While many automobile manufacturers are working on self-driving cars, few have been willing to place a timeline on the release of the new technology. Volvo has now announced that it plans to release an initial batch of self-driving cars in 2014. The Swedish company, long considered a leader in safety technology, indicates that it hopes to release a 'no death' car fleet by 2020. The cars are intended to be impossible to crash though the expedient of loading the car with sensors that will make it impossible to steer the vehicle into other objects.
According to Volvo's head of government affairs, "our vision is that no one is killed or injured in a new Volvo by 2020." The aggressive goal is part of an expanding movement in the car industry to provide technological aids to driving that reduce a driver's ability to make dangerous mistakes. The analogy used by the company was that of an older form of transportation, the farmer's horse. The farmer can steer the horse, but if he falls asleep, the horse will not walk into a tree or off a cliff.

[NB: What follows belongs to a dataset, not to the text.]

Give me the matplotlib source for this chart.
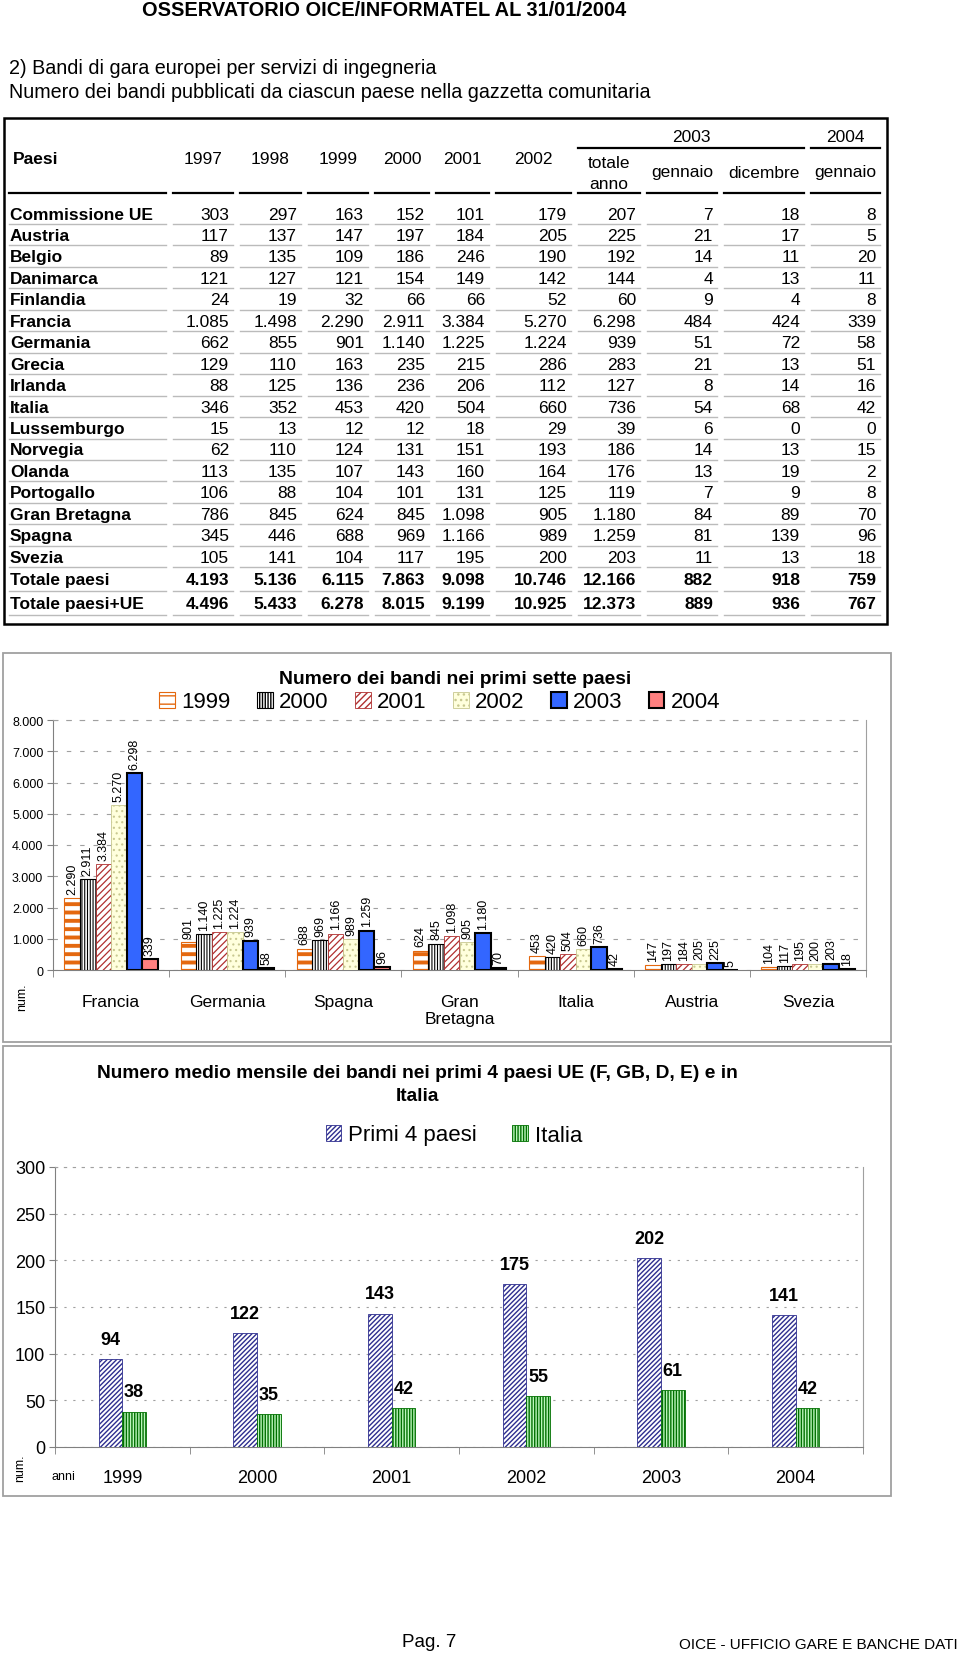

Volvo has tested prototypes on its private track, as well as on public roads in Spain. The head of development for Volvo's driver assistance technology said, "We are convinced this is the future and we want to get there first." While the company is confident that self-driving cars will become the norm, there are several hurdles that must be overcome. The laws in EU countries and the UK currently prevent self-driving vehicles. Also, it remains to be seen if consumers will be willing to relinquish control and place their fate in the hands of a computer.